The setting was made with close attention to the text. The ‘chopping’ patterns are made to fit the words: “Tant / fort / me tarde” or “pour / compter / ma / desconfort” etc. The resulting effect of stammering and word repetitions can only have been designed to make fun of Mureau’s sincere love poem, turning it into a travesty of courtly affectation. But it is quite funny, and also effective if performed on instruments (but then the irony and fun is dismantled). This may be the reason that the song became known outside the Loire Valley and for its placement as the opening number in the textless chansonnier Rome 2856.
Maybe Basiron’s irreverent setting also gained Mureau’s rondeau a place in the popular song repertory. Its refrain is paraphrased in a strophic song, which was printed in two popular anthologies from the second decade of the 15th century. The popular song reuses its first line and many of the original words, but now the female speaker is rather bored with her lover, she cannot be content with only one lover (cf. Jeffery 1971, vol. 1 pp. 174-175). We do not know upon which tune the popular version was sung. Basiron’s setting probably was not able to provide one.
In addition to his own song, “Je le scay bien”, Basiron presumably was inspired by a song by an older composer, Caron’s »Helas, que pourra devenir«, which was well known in Basiron’s region as it is confirmed by its appearance in the Dijon and Wolfenbüttel chansonniers; and in the Laborde chansonnier Caron’s setting appears with the rondeau quatrain »Helas m’amour, ma tresparfaicte amye«, which probably was the original text. Caron’s music shows the same exploration of canon technique and has a spectacular passage in staggered descending thirds and triads in dotted values sung by all voices, and Caron’s setting might likewise treat the poem ironically. However, in terms of the use of canon at the fifth, rhythmical flexibility and sheer craftsmanship, Caron’s song is much more accomplished. The same could be said of the relation between Basiron’s song and an alternative source of inspiration, namely Johannes Tinctoris’ song »Helas, le bon temps que j’avoie«. This song is also strongly influenced by Caron’s “Helas”, uses the same technical elements, and is possibly also composed with the poem “Helas m’amour, ma tresparfaicte amye” as its original text. Basiron follows Tinctoris in placing the rhythmical disruptive passage in descending thirds and triads in the rondeau’s first section, which weakens the impact of the overall formal layout (see further the comments on Caron’s and Tinctoris’ settings). Tinctoris was at some time in the 1460s a colleague of Gilles Mureau at the Chartres Cathedral, and Basiron would have had the same opportunities to get to know his music as with Mureau’s.

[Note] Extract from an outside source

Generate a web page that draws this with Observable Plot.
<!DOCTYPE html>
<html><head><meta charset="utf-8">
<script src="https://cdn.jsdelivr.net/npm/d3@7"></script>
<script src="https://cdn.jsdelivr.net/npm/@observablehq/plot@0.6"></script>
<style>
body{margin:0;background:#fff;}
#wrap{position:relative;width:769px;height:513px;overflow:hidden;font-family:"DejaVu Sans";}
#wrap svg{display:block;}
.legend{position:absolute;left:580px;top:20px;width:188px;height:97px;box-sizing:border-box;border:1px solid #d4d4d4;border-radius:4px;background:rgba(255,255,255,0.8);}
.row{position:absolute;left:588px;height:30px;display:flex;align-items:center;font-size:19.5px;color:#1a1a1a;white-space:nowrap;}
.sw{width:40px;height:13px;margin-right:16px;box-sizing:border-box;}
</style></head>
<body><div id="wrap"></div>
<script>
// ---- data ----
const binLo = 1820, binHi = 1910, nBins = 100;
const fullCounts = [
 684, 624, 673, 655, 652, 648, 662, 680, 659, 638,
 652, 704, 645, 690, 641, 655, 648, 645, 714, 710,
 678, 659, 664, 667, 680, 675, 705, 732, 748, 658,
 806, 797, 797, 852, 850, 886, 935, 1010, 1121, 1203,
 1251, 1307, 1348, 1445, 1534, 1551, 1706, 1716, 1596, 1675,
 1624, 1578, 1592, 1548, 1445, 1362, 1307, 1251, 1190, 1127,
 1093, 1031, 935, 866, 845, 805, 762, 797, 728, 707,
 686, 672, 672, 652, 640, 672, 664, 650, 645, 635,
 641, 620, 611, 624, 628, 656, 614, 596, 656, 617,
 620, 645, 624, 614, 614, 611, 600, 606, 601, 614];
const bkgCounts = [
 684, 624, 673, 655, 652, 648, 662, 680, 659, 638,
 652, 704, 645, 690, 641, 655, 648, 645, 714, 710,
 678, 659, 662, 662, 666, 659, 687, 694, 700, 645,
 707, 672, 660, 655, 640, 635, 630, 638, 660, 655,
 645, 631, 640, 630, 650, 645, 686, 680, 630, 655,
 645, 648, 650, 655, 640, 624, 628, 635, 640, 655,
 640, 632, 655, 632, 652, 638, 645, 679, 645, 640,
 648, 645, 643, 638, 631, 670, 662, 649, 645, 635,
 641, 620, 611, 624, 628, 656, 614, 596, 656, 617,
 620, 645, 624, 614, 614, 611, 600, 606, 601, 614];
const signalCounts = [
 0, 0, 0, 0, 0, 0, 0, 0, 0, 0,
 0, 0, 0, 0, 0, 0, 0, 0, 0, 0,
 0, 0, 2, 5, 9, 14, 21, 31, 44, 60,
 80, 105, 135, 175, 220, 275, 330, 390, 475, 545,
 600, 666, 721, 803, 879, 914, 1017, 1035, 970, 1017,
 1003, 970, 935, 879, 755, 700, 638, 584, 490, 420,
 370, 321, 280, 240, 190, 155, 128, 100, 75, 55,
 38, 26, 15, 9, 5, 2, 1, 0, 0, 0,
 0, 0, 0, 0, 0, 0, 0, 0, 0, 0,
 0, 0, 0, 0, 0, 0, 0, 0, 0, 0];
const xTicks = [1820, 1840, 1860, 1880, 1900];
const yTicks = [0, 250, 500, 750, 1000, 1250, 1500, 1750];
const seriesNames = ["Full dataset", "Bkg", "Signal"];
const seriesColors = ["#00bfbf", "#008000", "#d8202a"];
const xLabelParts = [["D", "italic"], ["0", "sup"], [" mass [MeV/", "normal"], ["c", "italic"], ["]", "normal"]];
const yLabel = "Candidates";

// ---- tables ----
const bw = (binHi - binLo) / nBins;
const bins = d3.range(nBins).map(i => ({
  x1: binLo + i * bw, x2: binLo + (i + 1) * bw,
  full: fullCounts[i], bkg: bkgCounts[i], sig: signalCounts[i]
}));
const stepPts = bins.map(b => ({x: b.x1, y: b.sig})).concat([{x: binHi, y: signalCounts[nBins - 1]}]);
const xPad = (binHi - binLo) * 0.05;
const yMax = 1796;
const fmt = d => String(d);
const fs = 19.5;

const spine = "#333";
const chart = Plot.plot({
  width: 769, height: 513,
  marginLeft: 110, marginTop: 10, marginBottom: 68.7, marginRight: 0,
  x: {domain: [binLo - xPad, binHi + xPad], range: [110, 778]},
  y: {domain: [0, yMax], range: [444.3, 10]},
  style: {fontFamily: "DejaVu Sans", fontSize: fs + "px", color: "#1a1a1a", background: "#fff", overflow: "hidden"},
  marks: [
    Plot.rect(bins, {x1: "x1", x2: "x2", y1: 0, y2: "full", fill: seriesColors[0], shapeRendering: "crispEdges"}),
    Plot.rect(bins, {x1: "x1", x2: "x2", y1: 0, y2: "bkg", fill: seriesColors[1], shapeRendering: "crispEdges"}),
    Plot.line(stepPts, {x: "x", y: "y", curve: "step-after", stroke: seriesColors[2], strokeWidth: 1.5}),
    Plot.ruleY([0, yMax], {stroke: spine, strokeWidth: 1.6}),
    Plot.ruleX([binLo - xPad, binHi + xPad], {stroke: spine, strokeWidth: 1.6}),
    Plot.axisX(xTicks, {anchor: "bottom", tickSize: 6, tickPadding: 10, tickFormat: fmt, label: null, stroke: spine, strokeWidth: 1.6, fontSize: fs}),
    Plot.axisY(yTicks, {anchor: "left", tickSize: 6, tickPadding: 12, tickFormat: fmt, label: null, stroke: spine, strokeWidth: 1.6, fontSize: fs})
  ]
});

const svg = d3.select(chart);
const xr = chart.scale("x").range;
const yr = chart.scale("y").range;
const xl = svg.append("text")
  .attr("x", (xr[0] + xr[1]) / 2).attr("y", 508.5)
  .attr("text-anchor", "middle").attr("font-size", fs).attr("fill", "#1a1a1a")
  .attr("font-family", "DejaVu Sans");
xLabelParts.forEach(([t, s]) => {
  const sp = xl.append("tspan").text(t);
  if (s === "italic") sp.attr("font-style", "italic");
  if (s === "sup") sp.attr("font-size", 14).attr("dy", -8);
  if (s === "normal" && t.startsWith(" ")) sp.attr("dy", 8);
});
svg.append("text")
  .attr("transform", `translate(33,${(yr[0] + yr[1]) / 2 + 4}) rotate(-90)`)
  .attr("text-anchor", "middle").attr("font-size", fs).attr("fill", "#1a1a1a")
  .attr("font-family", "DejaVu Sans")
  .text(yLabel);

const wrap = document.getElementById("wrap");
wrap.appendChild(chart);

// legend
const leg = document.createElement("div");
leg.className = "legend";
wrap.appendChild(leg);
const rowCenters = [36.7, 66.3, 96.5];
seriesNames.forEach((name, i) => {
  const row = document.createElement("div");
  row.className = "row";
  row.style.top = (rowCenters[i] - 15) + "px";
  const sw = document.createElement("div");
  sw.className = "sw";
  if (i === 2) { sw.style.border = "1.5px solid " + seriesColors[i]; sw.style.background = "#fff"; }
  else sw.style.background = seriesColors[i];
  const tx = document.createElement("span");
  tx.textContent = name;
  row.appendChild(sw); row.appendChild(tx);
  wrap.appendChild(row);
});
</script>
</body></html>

While the two songs by the older composers, Caron and Tinctoris, both are technical complex and skilful, but exhibiting a weak coordination between poetic text and music (this could, however, be an ironic stance), Basiron’s simplification of the technical parameters enables him to include the words in the music, and this makes it considerably easier to hear what happens in the song – and why it is funny.
Concerning the identification of Basiron with the “Phelippon” indicated as the composer in Rome 2856, see Paula Higgins, ‘Tracing the Careers of Late Medieval Composers. The Case of Philippe Basiron of Bourges’, Acta musicologica 62 (1990) pp. 1-28.